> _Raw data_
══════════

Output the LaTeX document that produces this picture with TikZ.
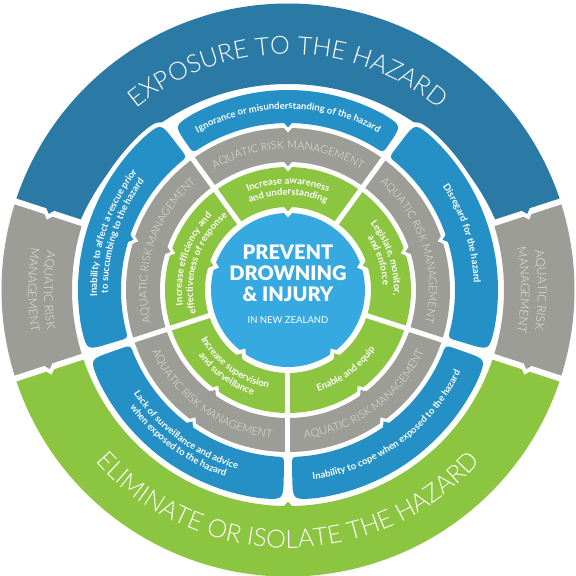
\documentclass[tikz,border=0pt]{standalone}
\usepackage{fontspec}
\setmainfont{Lato}
\IfFontExistsTF{Lato Light}{\newfontfamily\lightf{Lato Light}}{\newfontfamily\lightf{Lato}}
\IfFontExistsTF{Lato Black}{\newfontfamily\blackf{Lato Black}}{\newcommand\blackf{\bfseries}}
\usetikzlibrary{decorations.text}
\definecolor{dkblue}{HTML}{2A7AA5}
\definecolor{mdblue}{HTML}{2590C6}
\definecolor{ltblue}{HTML}{36A9E1}
\definecolor{grn}{HTML}{8CC540}
\definecolor{gry}{HTML}{9D9D98}
\definecolor{grytxt}{HTML}{E4E4E1}
\newcommand\bfgreen{\fontsize{9.5}{11}\selectfont\bfseries}
\newcommand\bfblue{\fontsize{9.5}{11}\selectfont\bfseries}
\newcommand\lteleven{\lightf\fontsize{11}{13}\selectfont}
\newcommand\lttwelve{\lightf\fontsize{12}{14}\selectfont}
\newcommand\ltbig{\lightf\fontsize{25}{28}\selectfont}
% annular sector: color, a1, a2, rin, rout
\newcommand\annsec[5]{\fill[#1] (#2:#5pt) arc[start angle=#2, end angle=#3, radius=#5pt] -- (#3:#4pt) arc[start angle=#3, end angle=#2, radius=#4pt] -- cycle;}
% rounded annular sector: options, a1, a2, rin, rout, cin, cout
\newcommand\rsec[7]{%
 \pgfmathsetmacro\rsA{#2+#7/#5*57.2958}%
 \pgfmathsetmacro\rsB{#3-#7/#5*57.2958}%
 \pgfmathsetmacro\rsC{#3-#6/#4*57.2958}%
 \pgfmathsetmacro\rsD{#2+#6/#4*57.2958}%
 \pgfmathsetmacro\rsOm{#5-#7}%
 \pgfmathsetmacro\rsIp{#4+#6}%
 \fill[#1] (\rsA:#5pt) arc[start angle=\rsA, end angle=\rsB, radius=#5pt]
   .. controls (#3:#5pt) .. (#3:\rsOm pt) -- (#3:\rsIp pt)
   .. controls (#3:#4pt) .. (\rsC:#4pt)
   arc[start angle=\rsC, end angle=\rsD, radius=#4pt]
   .. controls (#2:#4pt) .. (#2:\rsIp pt) -- (#2:\rsOm pt)
   .. controls (#2:#5pt) .. (\rsA:#5pt) -- cycle;}
% blue segment with white halo: a1, a2, rout
\newcommand\bseg[3]{%
 \rsec{draw=white, fill=white, line width=9pt}{#1}{#2}{167}{#3}{9}{22}%
 \rsec{mdblue}{#1}{#2}{167}{#3}{9}{22}}
% chevron triangle pointing inward: angle, edge radius, color
\newcommand\tri[3]{\fill[#3, rotate=#1] (#2+0.8,-4.5) -- (#2+0.8,4.5) -- (#2-4.5,0) -- cycle;}
% side chevron on outer ring cut: angle, side (1 or -1), bump colour
\newcommand\sidechev[3]{\begin{scope}[rotate=#1, yscale=#2]
 \fill[white] (246.5,2.5) -- (255.5,2.5) -- (251,7.5) -- cycle;
 \fill[#3] (246.5,-3.5) -- (255.5,-3.5) -- (251,1.5) -- cycle;
\end{scope}}
% curved text, clockwise (tops outward): colour, font, mid angle, radius, half span, text
\newcommand\cwtext[6]{%
 \pgfmathsetmacro\tA{#3+#5}\pgfmathsetmacro\tB{#3-#5}%
 \path[decorate, decoration={text along path, text color=#1, text align=center, text={|#2|#6}}]
   (\tA:#4pt) arc[start angle=\tA, end angle=\tB, radius=#4pt];}
% curved text, counter-clockwise (tops inward)
\newcommand\ccwtext[6]{%
 \pgfmathsetmacro\tA{#3-#5}\pgfmathsetmacro\tB{#3+#5}%
 \path[decorate, decoration={text along path, text color=#1, text align=center, text={|#2|#6}}]
   (\tA:#4pt) arc[start angle=\tA, end angle=\tB, radius=#4pt];}
\tikzset{ctxt/.style={anchor=base, inner sep=0pt, text=white}}
\begin{document}
\begin{tikzpicture}[x=1pt,y=1pt]
\useasboundingbox (-288,-286) rectangle (288,290);
\fill[white] (-288,-286) rectangle (288,290);
% outer ring
\begin{scope}
 \clip (0,0) -- (18:320pt) arc[start angle=18, end angle=162, radius=320pt] -- cycle;
 \fill[dkblue, even odd rule] (0,0) circle[radius=286.5pt] (0,-20) circle[radius=226pt];
\end{scope}
\annsec{gry}{162}{198}{216}{286.5}
\annsec{grn}{198}{342}{216}{286.5}
\annsec{gry}{-18}{18}{216}{286.5}
\foreach \a in {18,162,198,342} \draw[white, line width=6pt] (\a:205pt) -- (\a:292pt);
\sidechev{162}{1}{dkblue}
\sidechev{18}{-1}{dkblue}
\sidechev{198}{1}{gry}
\sidechev{342}{-1}{gry}
% blue ring
\bseg{55.3}{124.7}{200}
\bseg{-16.7}{52.7}{210}
\bseg{271.3}{340.7}{210}
\bseg{199.3}{268.7}{210}
\bseg{127.3}{196.7}{210}
% gray and green rings
\fill[gry, even odd rule] (0,0) circle[radius=162pt] (0,0) circle[radius=128pt];
\fill[grn, even odd rule] (0,0) circle[radius=123pt] (0,0) circle[radius=83pt];
\foreach \a in {54,126,198,270,342} \draw[white, line width=5pt] (\a:79pt) -- (\a:165pt);
\fill[ltblue] (0,0) circle[radius=77pt];
% chevrons
\foreach \a in {90,18,306,234,162} {
 \tri{\a}{162}{white} \tri{\a}{167}{mdblue}
 \tri{\a}{123}{white} \tri{\a}{128}{gry}
 \tri{\a}{77}{white} \tri{\a}{83}{grn}
}
\tri{270}{216}{grn}
% outer ring texts
\cwtext{white}{\ltbig}{90}{236}{60}{EXPOSURE TO THE HAZARD}
\ccwtext{white}{\ltbig}{270}{258}{65}{ELIMINATE OR ISOLATE THE HAZARD}
\ccwtext{grytxt}{\lttwelve}{180}{244}{30}{AQUATIC RISK}
\ccwtext{grytxt}{\lttwelve}{180}{260}{30}{MANAGEMENT}
\cwtext{grytxt}{\lttwelve}{0}{250}{30}{AQUATIC RISK}
\cwtext{grytxt}{\lttwelve}{0}{233}{30}{MANAGEMENT}
% blue ring texts
\cwtext{white}{\bfblue}{90}{181}{50}{Ignorance or misunderstanding of the hazard}
\cwtext{white}{\bfblue}{18}{186}{45}{Disregard for the hazard}
\ccwtext{white}{\bfblue}{306}{191}{45}{Inability to cope when exposed to the hazard}
\ccwtext{white}{\bfblue}{234}{186}{45}{Lack of surveillance and advice}
\ccwtext{white}{\bfblue}{234}{197}{45}{when exposed to the hazard}
\cwtext{white}{\bfblue}{162}{191}{45}{Inability to affect a rescue prior}
\cwtext{white}{\bfblue}{162}{180}{45}{to succumbing to the hazard}
% gray ring texts
\cwtext{grytxt}{\lteleven}{90}{141}{45}{AQUATIC RISK MANAGEMENT}
\cwtext{grytxt}{\lteleven}{18}{141}{45}{AQUATIC RISK MANAGEMENT}
\ccwtext{grytxt}{\lteleven}{306}{149}{45}{AQUATIC RISK MANAGEMENT}
\ccwtext{grytxt}{\lteleven}{234}{149}{45}{AQUATIC RISK MANAGEMENT}
\cwtext{grytxt}{\lteleven}{162}{141}{45}{AQUATIC RISK MANAGEMENT}
% green ring texts
\cwtext{white}{\bfgreen}{90}{106}{45}{Increase awareness}
\cwtext{white}{\bfgreen}{90}{95}{45}{and understanding}
\cwtext{white}{\bfgreen}{18}{106}{45}{Legislate, monitor,}
\cwtext{white}{\bfgreen}{18}{95}{45}{and enforce}
\ccwtext{white}{\bfgreen}{306}{105.5}{45}{Enable and equip}
\ccwtext{white}{\bfgreen}{234}{100}{45}{Increase supervision}
\ccwtext{white}{\bfgreen}{234}{111}{45}{and surveillance}
\cwtext{white}{\bfgreen}{162}{106}{45}{Increase efficiency and}
\cwtext{white}{\bfgreen}{162}{95}{45}{effectiveness of response}
% centre
\node[ctxt, font=\blackf\fontsize{20}{20}\selectfont] (prevent) at (0,31) {PREVENT};
\node[ctxt, font=\blackf\fontsize{20}{20}\selectfont] (drowning) at (0,10) {DROWNING};
\node[ctxt, font=\blackf\fontsize{20}{20}\selectfont] (injury) at (0,-11) {\& INJURY};
\node[ctxt, font=\fontsize{9.5}{10}\selectfont] (nz) at (0,-33) {IN NEW ZEALAND};
\end{tikzpicture}
\end{document}
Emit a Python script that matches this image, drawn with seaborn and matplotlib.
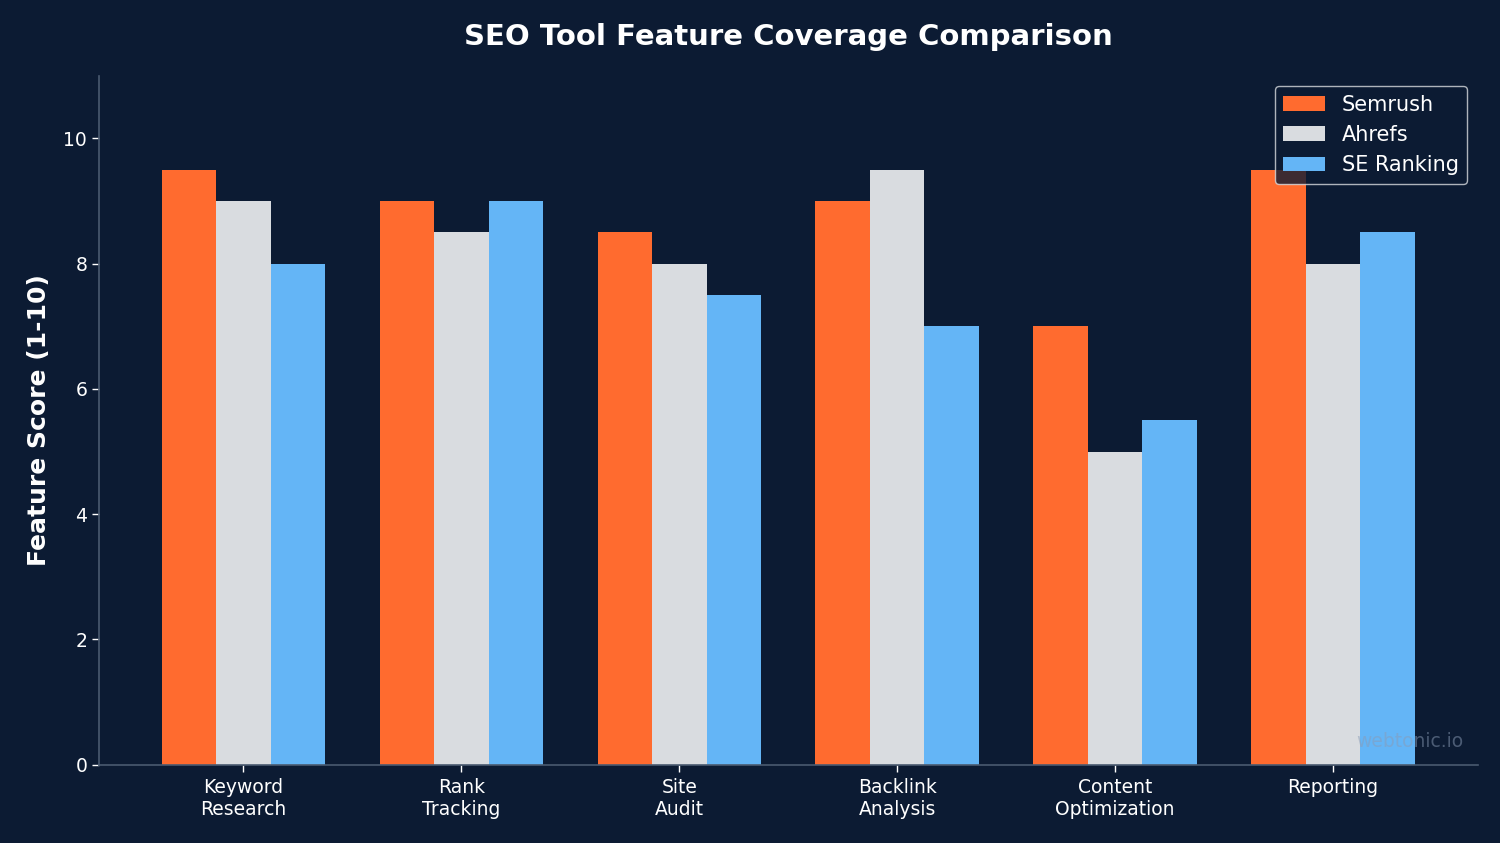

══════════

> _Your task_
Collect each line containing the string "this".

> _The output_
Output the LaTeX document that produces this picture with TikZ.
Emit a Python script that matches this image, drawn with seaborn and matplotlib.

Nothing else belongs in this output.